Derrière la carte postale - L'Infirmière Libérale Magazine n° 335 du 01/04/2017 | Espace Infirmier
 

L'infirmière Libérale Magazine n° 335 du 01/04/2017

 

SANTÉ INSULAIRE

L’exercice au quotidien

Françoise Vlaemÿnck*   Héloïse Chochois**  

Associées, Valérie Le Barbier et Florence Dugravot exercent en Polynésie française depuis treize et deux ans. Témoignage à deux voix.

« Bora-Bora, son lagon, ses eaux turquoise, ses hôtels de luxe… L’envers du décor est moins paradisiaque. La grande majorité de la population est en butte à la pauvreté. L’habitat, le plus souvent à même la terre battue, ne bénéficie d’aucun confort de base comme l’électricité ou les toilettes, et abrite des familles nombreuses. Nous sommes très vigilantes à ne pas attraper la leptospirose, mais ce n’est pas toujours aisé car on se déchausse au seuil des portes en signe de politesse. De fait, il y a énormément de cas sur l’île et, au regard des conditions de vie et d’hygiène, de nombreux Polynésiens ont des problèmes dermatologiques. La filariose est également présente et, bien souvent, on ne peut pas faire grand-chose si ce n’est des pansements de confort et de s’assurer, en cas d’ulcère, que les personnes prennent leurs antibiotiques pour parer à toute surinfection. Le rhumatisme articulaire aigu est également une pathologie relativement courante. Sans oublier les virus de la dengue, du zika et du chikungunya. Bref, en termes de santé publique, le constat n’est guère reluisant. Ici, lorsqu’une personne décède à 50 ans, on considère qu’elle a déjà bien vécu(1)

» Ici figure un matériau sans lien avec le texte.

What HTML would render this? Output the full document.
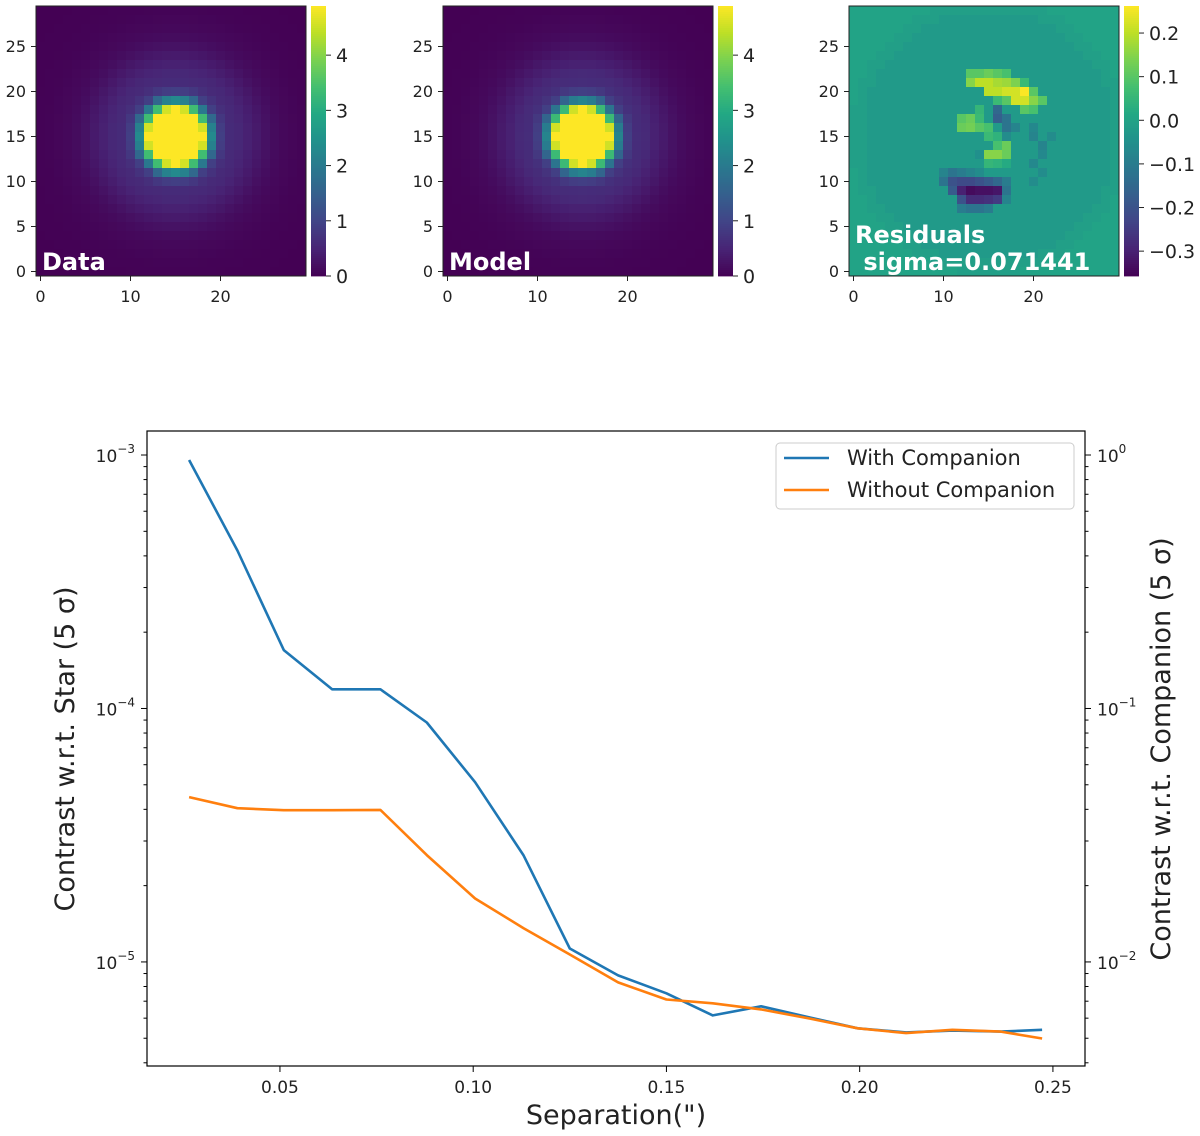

L’autre plaie de l’île, c’est l’obésité et l’obésité morbide. Il est fréquent de mettre une bonne dose de grenadine dans les biberons de bébés de deux mois… Environ 40 % de nos patients sont d’ailleurs diabétiques ou suivis pour des complications liées à un diabète. Quelques patients annoncent entre 2 et 3 g de glycémie à jeun et ne prennent ni insuline ni aucun traitement ! Au début, ça surprend…

Pour assurer la prise en charge, nous ne manquons de rien. En revanche, il est compliqué de nous former ou d’échanger sur nos pratiques. Il y a bien quelques formations à Tahiti, mais cela nécessite d’organiser un remplacement, de prendre l’avion et un hébergement. L’année dernière, un laboratoire a dépêché un infirmier spécialisé en plaies et cicatrisation avec qui on a fait le tour des patients et qui nous a conseillés. Sinon, on cherche le plus souvent les informations sur Internet. Nous accueillons aussi des étudiants en soins infirmiers, ce qui nous permet de suivre les évolutions.

Sur l’île, nous sommes quatre Idels, répartis sur deux cabinets pour quelque 10 000 habitants. La concurrence vient surtout du dispensaire, situé à Vaitape(2), puisqu’il assure pour tous la gratuité des soins et des consultations et qu’il dispose d’une équipe d’infirmières se déplaçant à domicile. Mais nous avons une patientèle fidèle. En moyenne, nous parcourons chacune une centaine de kilomètres par jour, ce qui équivaut à trois fois le tour de l’île…

Ici, difficile de succomber à la société de consommation puisqu’il n’y a quasiment pas de magasins. On vit au gré de ce que livrent les cargos de ravitaillement. Cela dit, être ici est une vraie chance. On ne se lasse pas d’admirer cet écrin quand on roule au bord du lagon.

(1) L’espérance de vie pour toute la Polynésie française était de 76 ans en 2012 ; en 2016, elle est de 79,3 pour les hommes et de 85,4 pour les femmes en moyenne en France (données Insee).

(2) Chef-lieu de l’île où vit 50 % de la population.